The Life and Mystery of First Officer William Murdoch


26. Identity of the Suicidal Officer

Who then, was the officer seen to dispatch himself with what Rheims regarded as military dignity? The clue seems to lie in Daly's reference to there being no boats left. There was a lapse of unknown but not negligible minutes between lowering No. C and getting No. A down onto the boatdeck and secured in the falls, and the shot occurred during this interval. Of the three deck officers not surviving, Sixth Officer Moody was definitely placed on the roof with a party of seamen struggling to free No. A. (Page 666) There is in any event no reason to believe that he had bothered to obtain his revolver. That leaves only Murdoch and Wilde. And Murdoch was last seen working the falls for No. A.

Henry Wilde is almost certainly the man involved. Of the officers who died that night, Wilde seems to deserve the most sympathy. He had very much not wanted to accept assignment to the Titanic, and from his arrival had been regarded as an interloper, treated by Lightoller at least with considerable disgraciousness. His position had been uncomfortable and not of his choosing from sailing day. No reason for his action can ever be assigned, nor any absolute proof, nothing beyond the most obvious: process of elimination.

The body Daly saw on the deck did not remain long. It was snatched by the sea and simply disappeared. The water had now reached the bridge, and the Titanic was beginning her dramatic slide downward, forward and upward, accompanied by a terrible undefinable sound that Third Class passenger Daniel Buckley would describe to the Senate in one word: it sounded, he said, like thunder. (Page 1022)

Collapsible B was washed off the deck upside down; Collapsible A was now on the boatdeck, attached to the falls, but not yet hanging in the tackle. It was approximately 2:15 am. Lightoller, on top of the officers' quarters, walked to the starboard edge and looked down. Not more than 15 away, Murdoch was working to straighten the falls. (Pages 56-58) It is not stated which end of the collapsible he was near nor whether he was facing the bow; it is unlikely, however, that an experienced sailor would turn his back to the North Atlantic at such a moment. A wave began its ferocious way up the deck as the Titanic lunged forward. Lightoller watched the wave engulf everyone below him. In a moment, collapsible A was afloat in its davits, unattended.
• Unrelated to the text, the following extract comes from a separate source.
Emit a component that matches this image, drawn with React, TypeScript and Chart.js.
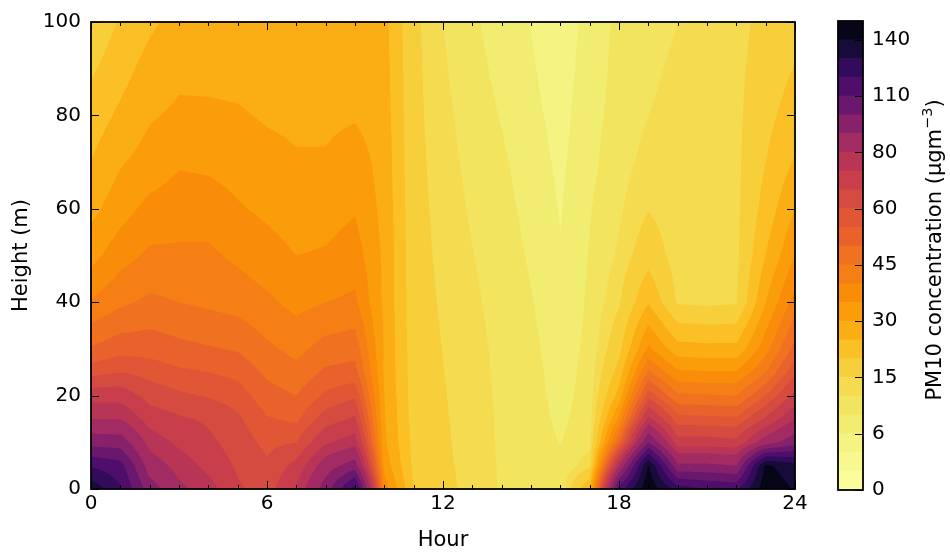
import React, { useEffect, useRef } from 'react';
import { Chart, registerables } from 'chart.js';

Chart.register(...registerables);
Chart.defaults.font.family = "'DejaVu Sans', sans-serif";
Chart.defaults.color = '#000';

// grid of the model output: hour of day x height above ground
const HOURS = [0, 1, 2, 3, 4, 5, 6, 7, 8, 9, 10, 11, 12, 13, 14, 15, 16, 17, 18, 19, 20, 21, 22, 23, 24];
const HEIGHTS = [0, 5, 10, 15, 20, 25, 30, 40, 50, 60, 70, 80, 90, 100];

// PM10 (ugm-3), one row per height, one value per hour
const pm10At0m = [137, 121, 95, 82, 76, 67, 63, 74, 95, 125, 38, 20, 16.5, 13.5, 11.8, 10.5, 9.8, 25, 115, 148, 125, 120, 118, 147, 139];
const pm10At5m = [119, 114, 85, 77, 71, 65, 61, 68, 85, 95, 33, 19, 16, 13.4, 11.7, 10.5, 9.5, 14, 80, 141, 92, 92, 90, 142, 134];
const pm10At10m = [96, 95, 77, 71.5, 67.5, 63, 58.5, 60, 72, 77, 31, 18.4, 15.7, 13.3, 11.6, 10.4, 8.9, 11, 50, 100, 69, 69, 68, 85, 96];
const pm10At15m = [80, 80, 70, 67, 65, 61, 55.5, 54, 63, 67, 30.5, 18, 15.5, 13.2, 11.6, 10.3, 8.4, 10.5, 36, 75, 57, 56.5, 56, 67, 80];
const pm10At20m = [70, 70, 63.5, 61, 59.5, 57.5, 52, 50, 56, 59, 30, 17.7, 15.3, 13.1, 11.5, 10.2, 8, 10.2, 27, 58, 46, 45.5, 45, 55, 68];
const pm10At25m = [58, 60, 58, 56, 55, 53.5, 49, 46.5, 51, 52, 29.5, 17.5, 15.1, 13, 11.4, 10, 7.7, 10, 22, 46, 36, 35.5, 35.5, 45, 59];
const pm10At30m = [50.6, 53, 53, 51.5, 50.5, 49.5, 46, 43.5, 47, 48, 29.5, 17.3, 14.9, 12.9, 11.3, 9.8, 7.4, 9.8, 18.5, 36, 27, 26.5, 26.5, 38, 52];
const pm10At40m = [40.5, 44, 46, 45, 44, 43, 41, 38.5, 40, 41, 29, 17, 14.5, 12.5, 11, 9.2, 6.8, 9.5, 14.5, 24.5, 14.5, 14, 14.5, 30, 42];
const pm10At50m = [33.2, 38, 41, 41, 41, 39, 37, 35, 35.5, 37.5, 29, 16.8, 14, 12.1, 10.6, 8.6, 6.2, 9.2, 12.5, 18, 13, 13.5, 14, 25, 35];
const pm10At60m = [28.5, 33, 36.5, 37.5, 37.5, 35.5, 34, 32.5, 33, 34.5, 28.5, 16.6, 13.6, 11.6, 10.1, 8, 5.8, 8.8, 11.5, 14.8, 12.8, 13.5, 14, 22, 30];
const pm10At70m = [25.1, 29.5, 32, 34.5, 34, 33, 31.5, 30.5, 30.5, 32.5, 28, 16.4, 13.2, 11.1, 9.5, 7.4, 5.4, 8.2, 10.8, 13, 12.5, 13.5, 14, 20, 25.5];
const pm10At80m = [22.2, 26, 29.5, 30.8, 31, 30.5, 29.5, 29, 29, 29.5, 27.5, 16.2, 12.8, 10.6, 8.8, 6.8, 5, 7.8, 10.3, 12, 12.3, 13.5, 14, 18.5, 22.5];
const pm10At90m = [19.2, 23, 27, 29, 28.5, 28.5, 28, 27.5, 27.5, 28, 27, 16.1, 12.4, 10.1, 8.1, 6.3, 4.6, 7.4, 10, 11.8, 12.2, 13.5, 14, 17, 20.3];
const pm10At100m = [16.3, 20.5, 24, 27, 27, 27, 27, 26.5, 26.5, 27, 26.5, 16, 12, 9.6, 7.5, 5.9, 4.3, 7, 9.8, 11.5, 12, 13.5, 14, 16, 18];

// contour levels and labelled ticks
const LEVELS = [0, 2, 4, 6, 9, 12, 15, 20, 25, 30, 35, 40, 45, 50, 55, 60, 66, 73, 80, 90, 100, 110, 120, 130, 140, 150];
const CBAR_TICKS = [0, 6, 15, 30, 45, 60, 80, 110, 140];
const X_TICKS = [0, 6, 12, 18, 24];
const Y_TICKS = [0, 20, 40, 60, 80, 100];

const GRID = [
  pm10At0m, pm10At5m, pm10At10m, pm10At15m, pm10At20m, pm10At25m, pm10At30m,
  pm10At40m, pm10At50m, pm10At60m, pm10At70m, pm10At80m, pm10At90m, pm10At100m,
];

// inferno colormap stops
const INFERNO = [
  '#000004', '#0a0722', '#160b39', '#2b0b57', '#420a68', '#57106e', '#6a176e', '#7f1e6c',
  '#932667', '#a82e5f', '#bc3754', '#cc4248', '#dd513a', '#e9622b', '#f37819', '#f98d0a',
  '#fca50a', '#fac026', '#f6d746', '#f1ed71', '#fcffa4',
];

const hexToRgb = (h: string) => [parseInt(h.slice(1, 3), 16), parseInt(h.slice(3, 5), 16), parseInt(h.slice(5, 7), 16)];
const INFERNO_RGB = INFERNO.map(hexToRgb);

const inferno = (t: number) => {
  const s = Math.max(0, Math.min(1, t)) * (INFERNO_RGB.length - 1);
  const i = Math.min(INFERNO_RGB.length - 2, Math.floor(s));
  const f = s - i;
  return INFERNO_RGB[i].map((c, k) => Math.round(c + (INFERNO_RGB[i + 1][k] - c) * f));
};

// reversed colormap, colour taken at the middle of each band
const vmax = LEVELS[LEVELS.length - 1];
const BAND_RGB = LEVELS.slice(0, -1).map((lo, i) => inferno(1 - (lo + LEVELS[i + 1]) / 2 / vmax));
const BAND_CSS = BAND_RGB.map(([r, g, b]) => `rgb(${r},${g},${b})`);

const locate = (arr: number[], v: number) => {
  let i = 0;
  while (i < arr.length - 2 && v > arr[i + 1]) i++;
  return i;
};

const fieldAt = (hour: number, hgt: number) => {
  const i = locate(HOURS, hour);
  const j = locate(HEIGHTS, hgt);
  const tx = Math.max(0, Math.min(1, (hour - HOURS[i]) / (HOURS[i + 1] - HOURS[i])));
  const ty = Math.max(0, Math.min(1, (hgt - HEIGHTS[j]) / (HEIGHTS[j + 1] - HEIGHTS[j])));
  const r0 = GRID[j];
  const r1 = GRID[j + 1];
  const a = r0[i] + (r0[i + 1] - r0[i]) * tx;
  const b = r1[i] + (r1[i + 1] - r1[i]) * tx;
  return a + (b - a) * ty;
};

const bandOf = (v: number) => {
  let k = 0;
  while (k < LEVELS.length - 2 && v >= LEVELS[k + 1]) k++;
  return k;
};

const TICK_FONT = { size: 20 };
const TITLE_FONT = { size: 21 };

// filled contours, sampled through the chart's own scales
const contourPlugin = {
  id: 'contourFill',
  beforeDatasetsDraw(chart: any) {
    const { ctx, chartArea: a, scales } = chart;
    const xs = scales.x;
    const ys = scales.y;
    const dpr = chart.currentDevicePixelRatio || 1;
    const w = Math.round((a.right - a.left) * dpr);
    const h = Math.round((a.bottom - a.top) * dpr);
    const off = document.createElement('canvas');
    off.width = w;
    off.height = h;
    const octx = off.getContext('2d');
    if (!octx) return;
    const img = octx.createImageData(w, h);
    const S = 2;
    const xv: number[] = [];
    for (let px = 0; px < w * S; px++) xv.push(xs.getValueForPixel(a.left + (px + 0.5) / (dpr * S)));
    for (let py = 0; py < h; py++) {
      const yv: number[] = [];
      for (let sy = 0; sy < S; sy++) yv.push(ys.getValueForPixel(a.top + (py * S + sy + 0.5) / (dpr * S)));
      for (let px = 0; px < w; px++) {
        let r = 0, g = 0, b = 0;
        for (let sy = 0; sy < S; sy++) {
          for (let sx = 0; sx < S; sx++) {
            const c = BAND_RGB[bandOf(fieldAt(xv[px * S + sx], yv[sy]))];
            r += c[0]; g += c[1]; b += c[2];
          }
        }
        const o = (py * w + px) * 4;
        img.data[o] = r / (S * S);
        img.data[o + 1] = g / (S * S);
        img.data[o + 2] = b / (S * S);
        img.data[o + 3] = 255;
      }
    }
    octx.putImageData(img, 0, 0);
    ctx.drawImage(off, a.left, a.top, a.right - a.left, a.bottom - a.top);
  },
};

// inward ticks on all four sides and the frame
const frameTicksPlugin = {
  id: 'frameTicks',
  afterDraw(chart: any) {
    const { ctx, chartArea: a, scales } = chart;
    ctx.save();
    ctx.strokeStyle = '#000';
    ctx.lineWidth = 1;
    ctx.beginPath();
    HOURS.forEach((hr) => {
      const len = X_TICKS.includes(hr) ? 8 : 4;
      const px = Math.round(scales.x.getPixelForValue(hr)) + 0.5;
      ctx.moveTo(px, a.bottom); ctx.lineTo(px, a.bottom - len);
      ctx.moveTo(px, a.top); ctx.lineTo(px, a.top + len);
    });
    Y_TICKS.forEach((hv) => {
      const py = Math.round(scales.y.getPixelForValue(hv)) + 0.5;
      ctx.moveTo(a.left, py); ctx.lineTo(a.left + 8, py);
      ctx.moveTo(a.right, py); ctx.lineTo(a.right - 8, py);
    });
    ctx.stroke();
    ctx.lineWidth = 1.8;
    ctx.strokeRect(a.left, a.top, a.right - a.left, a.bottom - a.top);
    ctx.restore();
  },
};

// colorbar frame, inner ticks and rotated label with superscript
const colorbarPlugin = {
  id: 'colorbarDecor',
  afterDraw(chart: any) {
    const { ctx, chartArea: a, scales } = chart;
    ctx.save();
    ctx.strokeStyle = '#000';
    ctx.lineWidth = 1;
    ctx.beginPath();
    CBAR_TICKS.forEach((lv) => {
      const py = Math.round(scales.y.getPixelForValue(LEVELS.indexOf(lv))) + 0.5;
      ctx.moveTo(a.right, py); ctx.lineTo(a.right - 8, py);
    });
    ctx.stroke();
    ctx.lineWidth = 1.8;
    ctx.strokeRect(a.left, a.top, a.right - a.left, a.bottom - a.top);

    const main = 'PM10 concentration (\u03bcgm';
    const sup = '\u22123';
    const close = ')';
    const big = '21px "DejaVu Sans", sans-serif';
    const small = '14.5px "DejaVu Sans", sans-serif';
    ctx.font = big;
    const wMain = ctx.measureText(main).width;
    const wClose = ctx.measureText(close).width;
    ctx.font = small;
    const wSup = ctx.measureText(sup).width;
    const total = wMain + wSup + wClose;
    ctx.translate(116, 250);
    ctx.rotate(-Math.PI / 2);
    ctx.fillStyle = '#000';
    ctx.textBaseline = 'middle';
    ctx.textAlign = 'left';
    let x0 = -total / 2;
    ctx.font = big;
    ctx.fillText(main, x0, 0);
    x0 += wMain;
    ctx.font = small;
    ctx.fillText(sup, x0, -8);
    x0 += wSup;
    ctx.font = big;
    ctx.fillText(close, x0, 0);
    ctx.restore();
  },
};

const HeightHourContour: React.FC = () => {
  const plotRef = useRef<HTMLCanvasElement>(null);
  const barRef = useRef<HTMLCanvasElement>(null);

  useEffect(() => {
    if (!plotRef.current || !barRef.current) return;

    const nodes = HEIGHTS.flatMap((hgt, j) => HOURS.map((hr, i) => ({ x: hr, y: hgt, v: GRID[j][i] })));

    const plot = new Chart(plotRef.current, {
      type: 'scatter',
      data: {
        datasets: [{ label: 'PM10', data: nodes, pointRadius: 0, pointHoverRadius: 0 }],
      },
      options: {
        animation: false,
        responsive: false,
        layout: { padding: { top: 19, right: 25, left: 0, bottom: 0 } },
        plugins: { legend: { display: false }, tooltip: { enabled: false } },
        scales: {
          x: {
            type: 'linear',
            min: 0,
            max: 24,
            afterBuildTicks: (s: any) => { s.ticks = X_TICKS.map((v) => ({ value: v })); },
            afterFit: (s: any) => { s.height = 64; },
            ticks: { font: TICK_FONT, color: '#000', padding: 3, maxRotation: 0 },
            grid: { display: false, drawTicks: false },
            border: { display: false },
            title: { display: true, text: 'Hour', font: TITLE_FONT, color: '#000', padding: { top: 0, bottom: 0 } },
          },
          y: {
            type: 'linear',
            min: 0,
            max: 100,
            afterBuildTicks: (s: any) => { s.ticks = Y_TICKS.map((v) => ({ value: v })); },
            afterFit: (s: any) => { s.width = 91; },
            ticks: { font: TICK_FONT, color: '#000', padding: 10 },
            grid: { display: false, drawTicks: false },
            border: { display: false },
            title: { display: true, text: 'Height (m)', font: TITLE_FONT, color: '#000', padding: { top: 9, bottom: 0 } },
          },
        },
      },
      plugins: [contourPlugin, frameTicksPlugin],
    } as any);

    const bar = new Chart(barRef.current, {
      type: 'bar',
      data: {
        labels: ['PM10'],
        datasets: BAND_CSS.map((c, i) => ({
          label: `${LEVELS[i]}-${LEVELS[i + 1]}`,
          data: [1],
          backgroundColor: c,
          borderWidth: 0,
          barPercentage: 1,
          categoryPercentage: 1,
        })),
      },
      options: {
        animation: false,
        responsive: false,
        layout: { padding: { top: 20, right: 0, left: 18, bottom: 63 } },
        plugins: { legend: { display: false }, tooltip: { enabled: false } },
        scales: {
          x: { stacked: true, display: false },
          y: {
            stacked: true,
            position: 'right',
            min: 0,
            max: LEVELS.length - 1,
            afterBuildTicks: (s: any) => { s.ticks = CBAR_TICKS.map((lv) => ({ value: LEVELS.indexOf(lv) })); },
            afterFit: (s: any) => { s.width = 87; },
            ticks: { font: TICK_FONT, color: '#000', padding: 9, callback: (v: any) => LEVELS[v] },
            grid: { display: false, drawTicks: false },
            border: { display: false },
          },
        },
      },
      plugins: [colorbarPlugin],
    } as any);

    return () => {
      plot.destroy();
      bar.destroy();
    };
  }, []);

  return (
    <div style={{ position: 'absolute', left: 0, top: 0, width: 950, height: 553, background: '#fff' }}>
      <canvas ref={plotRef} width={820} height={553} style={{ position: 'absolute', left: 0, top: 0, width: 820, height: 553 }} />
      <canvas ref={barRef} width={130} height={553} style={{ position: 'absolute', left: 820, top: 0, width: 130, height: 553 }} />
    </div>
  );
};

export default function App() {
  return <HeightHourContour />;
}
Lightoller lept into the sea forward, was swept under against a grating, somehow ended up on the surface next to No. B. The first funnel gave way under the forward tilt and fell between the ship and the collapsible, pushing it a safe distance. Lightoller and others, mostly crew from the black gang, climbed onto their raft and watched.

Jack Borland Thayer Jr
(Independent Newspaper, UK).

John Thayer, Jr., arrived at No. B somewhere near this time; 28 years after that night, he could remember the ghastly cold of the sea, and the nightmare quality of the Titanic looming above him. She seemed surrounded by an eerie glare of light, he wrote, as though she were on fire. He climbed onto No. B and watched, as survivors of Troy had once watched from the dark as Agamemnon's men burned their city. The sight haunted him all his life.

It was now, with the Titanic still present, that Captain Smith purportedly swam up to No. B and asked "Where is Murdoch?" He clearly expected his First Officer to have escaped. Someone from the crew said: "He's dead". Smith then said he would follow his ship; he swam away. Thayer later also recalled the men on No. B trying to locate "the Chief"; he did not know whether they meant the Chief Engineer, Wilde or Captain Smith. It is possible that they meant Murdoch.

The Titanic had now reached the position immortalized in memory and in art, perpendicular, her clipper-shaped stern a black silhouette framed against the arch of heaven. In mere tens of seconds, she settled down into the sea, disappearing quickly and gracefully with a quiet hissing gulp. Appropriately, the Royal Navy ensign at her stern went last. With her to the bottom, over two miles down, went hundreds trapped inside. Behind, on the surface, were hundreds more who vanished one by one and a thin gray haze that soon dissipated. In the stillness that came with the death of those in the sea, Fourth Officer Boxhall could hear the soft whispering of waves against the icebergs still hidden in the dark. No god with a grudge could have asked for more.